I kept and still keep thinking, we must have been born in this time for a reason, but I keep coming back to, well, maybe there is no “reason” at all. We’re just “here.” We just have to do what we can, in spite of everything, same as poor folk have been doing forever. So I keep working, with kids, with players, with lower income neighbors and the homeless. It’s all I can do. I keep writing and submitting, sometimes getting published in a freebie fancy literary journal. It’s the best I can do. I only go to demonstrations when I can keep myself from them. I can’t afford a lawyer or bail so I figure that’s the forum of those that have those things. I have to do what I can where I can without exposing my offspring to very real dangers I cannot mitigate. I’m a professional volunteer trying to do what I can to change things, no matter how small my canvas.
I’m also apparently getting to old to be marketable and my lower class position disadvantages any thoughts of finally arriving as a mature supposedly middle aged adult. I’ll age-out having never arrived anywhere.

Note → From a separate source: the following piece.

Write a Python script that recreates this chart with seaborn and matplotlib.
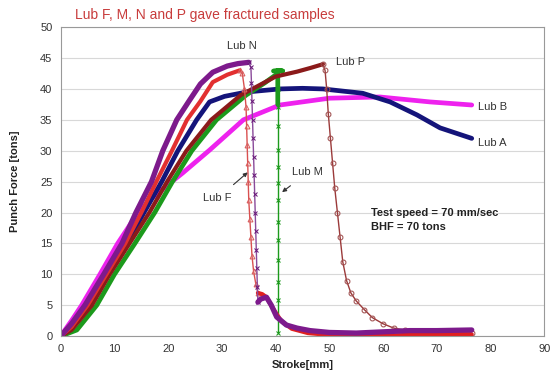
import matplotlib
matplotlib.use("Agg")
from matplotlib import pyplot as plt
import seaborn as sns

sns.set_theme(style="white")
plt.rcParams['font.family'] = ['Liberation Sans', 'DejaVu Sans']

# Lub A (navy)
lub_a_x = [0, 2, 5, 8.6, 12.3, 15.5, 18.8, 21.8, 25.3, 27.7, 30.5, 34.6, 40.8, 45, 48.8, 53, 56.2, 61.3, 66.3, 70.6, 76.5]
lub_a_y = [0, 1.5, 5, 10, 15, 20, 25, 30, 35, 37.9, 38.8, 39.5, 40, 40.1, 40.0, 39.6, 39.3, 37.9, 35.8, 33.7, 32]

# Lub B (magenta)
lub_b_x = [0, 2, 3.9, 7.3, 10.6, 14.4, 17.1, 22.7, 27.7, 34, 40.8, 50, 59.4, 68.7, 76.5]
lub_b_y = [0, 2.5, 5, 10, 15, 20, 22.5, 26.4, 30.1, 35, 37.4, 38.5, 38.7, 37.9, 37.4]

# Lub F (red) - rise, fracture drop, tail
lub_f_x = [0, 2, 5, 8.5, 12, 15, 17.8, 20.7, 23.5, 26, 28.3, 31, 33.3]
lub_f_y = [0, 1.5, 5, 10, 15, 20, 25, 30, 35, 38, 41.1, 42.3, 43]
lub_f_drop_x = [33.3, 33.8, 34.2, 34.5, 34.6, 34.7, 34.8, 34.9, 35.0, 35.2, 35.4, 35.6, 35.9, 36.3, 36.7]
lub_f_drop_y = [43, 42.5, 40, 37, 34, 31, 28, 25, 22, 19, 16, 13, 10.5, 8.5, 7]
lub_f_tail_x = [36.7, 37.5, 38.3, 39.5, 41, 43, 46, 50, 55, 60, 65, 70, 76.5]
lub_f_tail_y = [7, 6.8, 6.3, 4.5, 2.5, 1.2, 0.5, 0.2, 0.1, 0.1, 0.2, 0.3, 0.3]

# Lub M (green)
lub_m_x = [0, 3, 6.7, 10, 13.8, 17.5, 20.8, 24.4, 29, 34.5, 38, 40.4]
lub_m_y = [0, 1, 5, 10, 15, 20, 25, 30, 35, 39, 41, 42.5]
lub_m_top_x = [39.6, 40.4, 41.3, 40.4, 40.4]
lub_m_top_y = [42.9, 43.0, 42.9, 43.0, 37.5]
lub_m_drop_x = [40.4, 40.4, 40.4, 40.4, 40.4, 40.4, 40.4, 40.4, 40.4, 40.4, 40.4, 40.4, 40.4]
lub_m_drop_y = [40, 37, 34, 30.1, 27.3, 24.8, 22, 18.4, 15.5, 12.3, 8.7, 5.8, 0.5]

# Lub N (purple)
lub_n_x = [0, 2, 4.5, 8, 11.4, 14, 16.9, 19, 21.6, 24, 26, 28.3, 31, 33, 35]
lub_n_y = [0, 2, 5, 10, 15, 20, 25, 30, 35, 38.2, 40.8, 42.7, 43.7, 44.1, 44.3]
lub_n_drop_x = [35, 35.4, 35.5, 35.6, 35.7, 35.8, 35.9, 36.0, 36.1, 36.2, 36.3, 36.4, 36.5, 36.6, 36.7]
lub_n_drop_y = [44.3, 43.5, 41, 38, 35, 32, 29, 26, 23, 20, 17, 14, 11, 8, 5.5]
lub_n_tail_x = [36.7, 37.2, 38.3, 39.2, 40.2, 42, 44, 46.4, 50, 55, 60, 65, 70, 76.5]
lub_n_tail_y = [5.5, 6, 6.3, 5, 3.1, 1.8, 1.3, 0.9, 0.6, 0.5, 0.7, 0.9, 0.9, 1.0]

# Lub P (brown)
lub_p_x = [0, 2, 5.8, 9.1, 12.8, 16.5, 19.8, 23.4, 28, 33.5, 40, 44, 46.5, 48.8]
lub_p_y = [0, 1, 5, 10, 15, 20, 25, 30, 35, 39, 42, 42.8, 43.4, 44]
lub_p_drop_x = [48.8, 49.2, 49.5, 49.8, 50.2, 50.6, 51, 51.5, 52, 52.5, 53.2, 54, 55, 56.5, 58, 60, 62, 64, 66, 70, 76.5]
lub_p_drop_y = [44, 43, 40, 36, 32, 28, 24, 20, 16, 12, 9, 7, 5.7, 4.3, 3, 2, 1.3, 1, 0.8, 0.6, 0.5]

fig = plt.figure(figsize=(5.52, 3.82), dpi=100)
ax = fig.add_axes([0.11, 0.12, 0.876, 0.809])

def line(x, y, color, lw, **kw):
    sns.lineplot(x=x, y=y, sort=False, estimator=None, color=color, linewidth=lw, ax=ax, **kw)

line(lub_b_x, lub_b_y, '#ee22ee', 3.4)
line(lub_a_x, lub_a_y, '#14147a', 3.4)
line(lub_m_x, lub_m_y, '#1c9a1c', 3.4)
line(lub_m_top_x, lub_m_top_y, '#1c9a1c', 3.4)
line(lub_m_drop_x, lub_m_drop_y, '#1c9a1c', 1.0, marker='x', markersize=3.5, markeredgecolor='#1c9a1c')
line(lub_p_x, lub_p_y, '#8b1a1a', 3.0)
line(lub_p_drop_x, lub_p_drop_y, '#9b3a3a', 1.0, marker='o', markersize=3.5,
     markerfacecolor='none', markeredgecolor='#a05050')
line(lub_f_x, lub_f_y, '#e23030', 3.0)
line(lub_f_drop_x, lub_f_drop_y, '#d95050', 1.0, marker='^', markersize=3.5,
     markerfacecolor='none', markeredgecolor='#d96060')
line(lub_f_tail_x, lub_f_tail_y, '#e02020', 3.0)
line(lub_n_x, lub_n_y, '#7d1a8c', 3.8)
line(lub_n_drop_x, lub_n_drop_y, '#8a4a9a', 1.0, marker='x', markersize=3.5, markeredgecolor='#6a1a7a')
line(lub_n_tail_x, lub_n_tail_y, '#7d1a8c', 3.8)

ax.set_xlim(0, 90)
ax.set_ylim(0, 50)
ax.set_xticks(range(0, 91, 10))
ax.set_yticks(range(0, 51, 5))
ax.yaxis.grid(True, color='#d8d8d8', linewidth=0.8)
ax.set_axisbelow(True)
for s in ax.spines.values():
    s.set_color('#999999')
    s.set_linewidth(0.8)
ax.tick_params(axis='both', labelsize=8, colors='#333333', length=0, pad=6)
ax.tick_params(axis='x', length=3, direction='in', color='#bbbbbb')

ax.set_xlabel('Stroke[mm]', fontsize=8, fontweight='bold', color='#222222', labelpad=4)
ax.set_ylabel('Punch Force [tons]', fontsize=8, fontweight='bold', color='#222222')
ax.yaxis.set_label_coords(-0.085, 0.5)

fig.text(0.136, 0.961, 'Lub F, M, N and P gave fractured samples', fontsize=10,
         color='#c83c3c', va='center', ha='left')

lab = dict(fontsize=8, color='#333333', va='center')
ax.text(33.8, 46.9, 'Lub N', ha='center', **lab)
ax.text(51.3, 44.3, 'Lub P', ha='left', **lab)
ax.text(77.7, 37.0, 'Lub B', ha='left', **lab)
ax.text(77.7, 31.2, 'Lub A', ha='left', **lab)
ax.annotate('Lub M', xy=(41.2, 23.3), xytext=(46.0, 26.5), ha='center', va='center',
            fontsize=8, color='#333333',
            arrowprops=dict(arrowstyle='-|>', color='#333333', lw=0.8, mutation_scale=6,
                            shrinkA=6, shrinkB=0))
ax.annotate('Lub F', xy=(34.8, 26.5), xytext=(29.2, 22.3), ha='center', va='center',
            fontsize=8, color='#333333',
            arrowprops=dict(arrowstyle='-|>', color='#333333', lw=0.8, mutation_scale=6,
                            shrinkA=6, shrinkB=0))
ax.text(57.7, 19.9, 'Test speed = 70 mm/sec', ha='left', va='center', fontsize=8,
        fontweight='bold', color='#222222')
ax.text(57.7, 17.6, 'BHF = 70 tons', ha='left', va='center', fontsize=8,
        fontweight='bold', color='#222222')

plt.savefig('out.png', dpi=100)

So that makes me think maybe “arriving” is an artifice, like the 6 billion of us are an artifact of cheap petroleum that’s eventually going to not be cheap and ultimately go away leaving perhaps 9 billion by then to crash terribly.
But I sure am glad to see this decade go into the books. I don’t really look forward to the next one. I expect things will indeed get much much worse; all the evidence points that way. All I can do is put one foot in front of the other and keep my head up, eyes moving. Do the best I can with what little I got. Maybe something will pay off, past evidence and history says not. I only hope in the middle of all this obscene wealth and excess my kids won’t end up resenting me as they attend the same kind of public schools you went to on the other coast, where we are the other kids’ family’s “help” (one family in my daughter’s class even refers to my 45 year old neighbor from El Salvador as their “girl.” It’s disgusting, degrading and sounds like they think this college educated woman is their property, like some sort of throw-back to the slavery era. Ugh).
When you get your book published, Zach, let me know. I’ll read anything you write. It’s really good stuff.
JustJack–
Thank you for your kind words, but more importantly, for your story. I think a lot of you frustrations have become all-too-common, as the promise of America has diverged more and more from its reality.
But it sounds like your express pessimism about the future is belied by your own actions: writing in a local journal, working with the homeless, staying active politically. You care about your world, and that’s a kind of optimism in itself.
It’s a pleasure to make your acquaintance, even over the Internet.